As to show-stopping cake, it’s kind of rafrefet plus. For years, I’ve been making a version of this Nigel Slater cake from the NY Times for Passover (without the rosewater and with matza cake meal instead of flour). I’m not sure what my great aunts would think of the extra fanciness of this. Maybe Aunt Guta would have gone to the trouble. Maybe. Or maybe all you really need is rafrefet and a good sponge cake.
But to be honest, I still love cholent and am kind of scared of dogs.
Strawberry Pistachio cake
1 1/2 cups shelled unsalted pistachios (8 ounces)
3/4 cup sugar, divided
6 large eggs, at room temperature
1 teaspoon vanilla extract
1/2 teaspoon kosher salt, plus more for egg whites
For meringue topping:
1 cup strawberries—diced–
5 egg whites, at room temperature
1 1/2 teaspoon white vinegar
1 cup almond flour (4 ounces)
1 cup superfine sugar
1 tablespoon potato starch
Preheat oven to 325°F. Lightly brush a 9-inch springform pan with oil and line bottom with a round of parchment paper. Brush parchment with oil and set pan aside.
In a food processor, pulse pistachios with 1/4 cup sugar until finely ground (avoid overgrinding); set aside.
In two large bowls, separate eggs into yolks and whites, (you don’t need the sixth egg white for the cake—you can keep it for the meringue). Add 1/4 cup sugar, vanilla, and salt, to bowl with egg yolks and beat using an electric mixer until thick and pale yellow, about 2 minutes. Set egg yolk mixture aside and thoroughly clean and dry the beaters.

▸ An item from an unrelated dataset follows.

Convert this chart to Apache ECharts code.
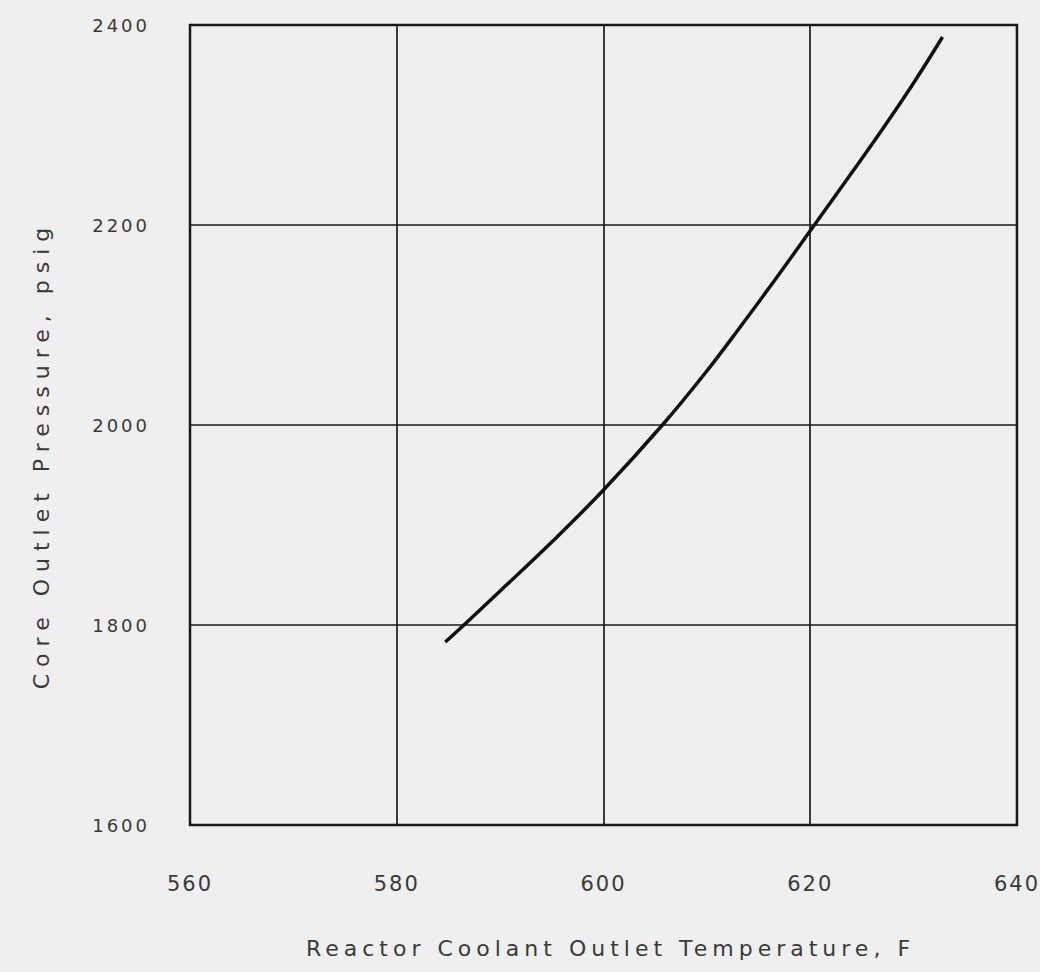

Add a pinch of salt to the bowl with the egg whites and beat using an electric mixer until soft peaks form. Gradually beat in remaining 1/4 cup sugar, and continue beating until stiff peaks form.
Add half of the whipped egg whites and all of the ground pistachios to the egg yolk mixture and fold until combined. Add the remaining egg whites and fold until batter is just combined. Pour batter into prepared pan and smooth top with a rubber spatula. Bake until beginning to brown and just barely set, 20–25 minutes.
While the cake is baking, make the meringue topping.
First, squeeze out as much liquid as possible from the strawberries. Squeeze them through a cheesecloth or coffee filter. They don’t have to be totally dried out, but you want to remove a lot of the juice. Then, process the strawberries in the food processor and strain them again. Whisk in almond flour and potato starch.
In a large bowl using an electric mixer, beat the egg whites and vinegar until soft peaks form, then gradually beat in the sugar and continue to whip until meringue is stiff and glossy and all the sugar has dissolved, 7–8 minutes. Gently fold almond mixture into meringue until just combined.
Remove cake from oven. Using an offset spatula or table knife, spread meringue mixture evenly over hot cake, starting from the outside and working your way into the center. Return cake to oven and bake until meringue is lightly browned and crisp, 25–30 minutes. Transfer pan to a wire rack to cool, and immediately run a knife around the edge of the cake to loosen it from the pan. Release and remove the side of the springform pan. Let cake cool at least 30 minutes before decorating.
To decorate the cake, slice fresh strawberries.
The cake can be made up to one day in advance.